COP26: i leader del mondo alla prova per “salvare” l’umanità

Vatican News

Marine Henriot, inviata a Glasgow

Il trambusto nei corridoi della 26esima Conferenza delle Nazioni Unite sui cambiamenti climatici si è spento quando Antonio Guterres ha preso la parola, e gli occhi speranzosi, preoccupati o entusiasti erano puntati sugli schermi.

Il mondo deve agire ora per “salvare l’umanità” dalle conseguenze catastrofiche del riscaldamento globale, ha dichiarato in apertura il Segretario generale dell’ONU, davanti a un pubblico di leader e di migliaia di delegati e osservatori. “Basta distruggere la biodiversità.

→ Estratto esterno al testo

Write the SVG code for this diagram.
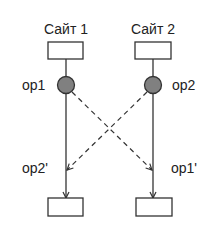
<svg xmlns="http://www.w3.org/2000/svg" width="220" height="240" viewBox="0 0 220 240">
<defs>
<style>
.box{fill:#fff;stroke:#333;stroke-width:1.3}
.op{fill:#808080;stroke:#333;stroke-width:1.3}
.ln{stroke:#333;stroke-width:1.3;fill:none}
.dash{stroke:#333;stroke-width:1.2;fill:none;stroke-dasharray:5,4}
text{font-family:"Liberation Sans",Arial,sans-serif;font-size:14px;fill:#222}
</style>
<marker id="ah" markerWidth="8" markerHeight="8" refX="7" refY="4" orient="auto" markerUnits="userSpaceOnUse">
<path d="M1,1 L7,4 L1,7" fill="none" stroke="#333" stroke-width="1.2"/>
</marker>
</defs>
<rect width="220" height="240" fill="#fff"/>
<g id="connectors">
<line class="ln" x1="66" y1="59" x2="66" y2="77"/>
<line class="ln" x1="153" y1="59" x2="153" y2="77"/>
<line class="ln" x1="66" y1="93" x2="66" y2="198" marker-end="url(#ah)"/>
<line class="ln" x1="153" y1="93" x2="153" y2="198" marker-end="url(#ah)"/>
<line class="dash" x1="72" y1="92" x2="152" y2="170" marker-end="url(#ah)"/>
<line class="dash" x1="147" y1="92" x2="67" y2="170" marker-end="url(#ah)"/>
</g>
<g id="site1">
<text x="66" y="34" text-anchor="middle">Сайт 1</text>
<rect class="box" x="48" y="42" width="35" height="17"/>
</g>
<g id="site2">
<text x="153" y="34" text-anchor="middle">Сайт 2</text>
<rect class="box" x="135" y="42" width="36" height="17"/>
</g>
<g id="op1">
<circle class="op" cx="66" cy="85" r="8.5"/>
<text x="22" y="90">op1</text>
</g>
<g id="op2">
<circle class="op" cx="153" cy="85" r="8.5"/>
<text x="172" y="90">op2</text>
</g>
<g id="op2p"><text x="22" y="173">op2'</text></g>
<g id="op1p"><text x="171" y="173">op1'</text></g>
<g id="res1"><rect class="box" x="48" y="198" width="35" height="18"/></g>
<g id="res2"><rect class="box" x="136" y="198" width="36" height="18"/></g>
</svg>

Basta ucciderci con il carbonio. Basta trattare la natura come una discarica. Basta bruciare, trivellare e scavare sempre più in profondità. Stiamo scavando le nostre tombe”, ha rimarcato con forza, denunciando la nostra “dipendenza dai combustibili fossili”.

Una opportunità che non può fallire

Stessa preoccupazione nell’intervento al vertice del primo ministro del Regno Unito, il Paese ospitante. Boris Johnson ha messo in guardia dalla rabbia “incontrollabile” che deriverebbe da un fallimento della COP26. Da parte sua, il presidente USA Joe Biden che al momento della sua elezione ha reintrodotto gli Stati Uniti nell’accordo di Parigi dal quale il suo predecessore si era tirato fuori, ha sottolineato che gli intensi sforzi necessari per combattere il cambiamento climatico rappresentano una “incredibile opportunità” per l’economia globale.

Le voci dal Sud

Uno dei temi scottanti di questa COP 26 è la promessa dei Paesi occidentali di fornire 100 miliardi di dollari in aiuti annuali ai paesi più poveri, quelli meno responsabili del riscaldamento globale ma tuttavia quelli che ne soffrono di più. Questa promessa ifatta nell’accordo di Parigi nel 2015 non è stata mantenuta, rafforzando la crisi di fiducia tra i paesi del Nord e del Sud. Tra i primi a parlare in tal senso, la premier delle Barbados Mia Mottley che ha invitato i paesi occidentali a mantenere le loro promesse. “Per coloro che hanno occhi per vedere, orecchie per ascoltare, e cuori per sentire: per sopravvivere- ha detto – abbiamo bisogno di limitare il riscaldamento a +1,5°C, 2°C sarebbe una condanna a morte per i popoli di Antigua e Barbuda, Maldive, Fiji, Kenya o Mozambico, Samoa e Barbados”. 

Questioni cruciali

Sei anni dopo la COP21, l’appello a combattere il riscaldamento globale è sempre più forte, e le ultime cifre delle Nazioni Unite sulle emissioni di gas serra non sono incoraggianti. Dopo un calo dovuto alla temporanea flessione economica della pandemia, le emissioni hanno raggiunto livelli record nel 2020. La temperatura della Terra è aumentata di 1,1°C dall’era preindustriale, raggiungendo quasi l’obiettivo dell’Accordo di Parigi di un aumento di 1,5°C, massimo 2°C.

Da registrare in questa apertura di vertice a Glasgow la scarsa rappresentanza dai Paesi più vulnerabili, in particolare a causa della vaccinazione obbligatoria e del costo particolarmente elevato del viaggio e dell’alloggio.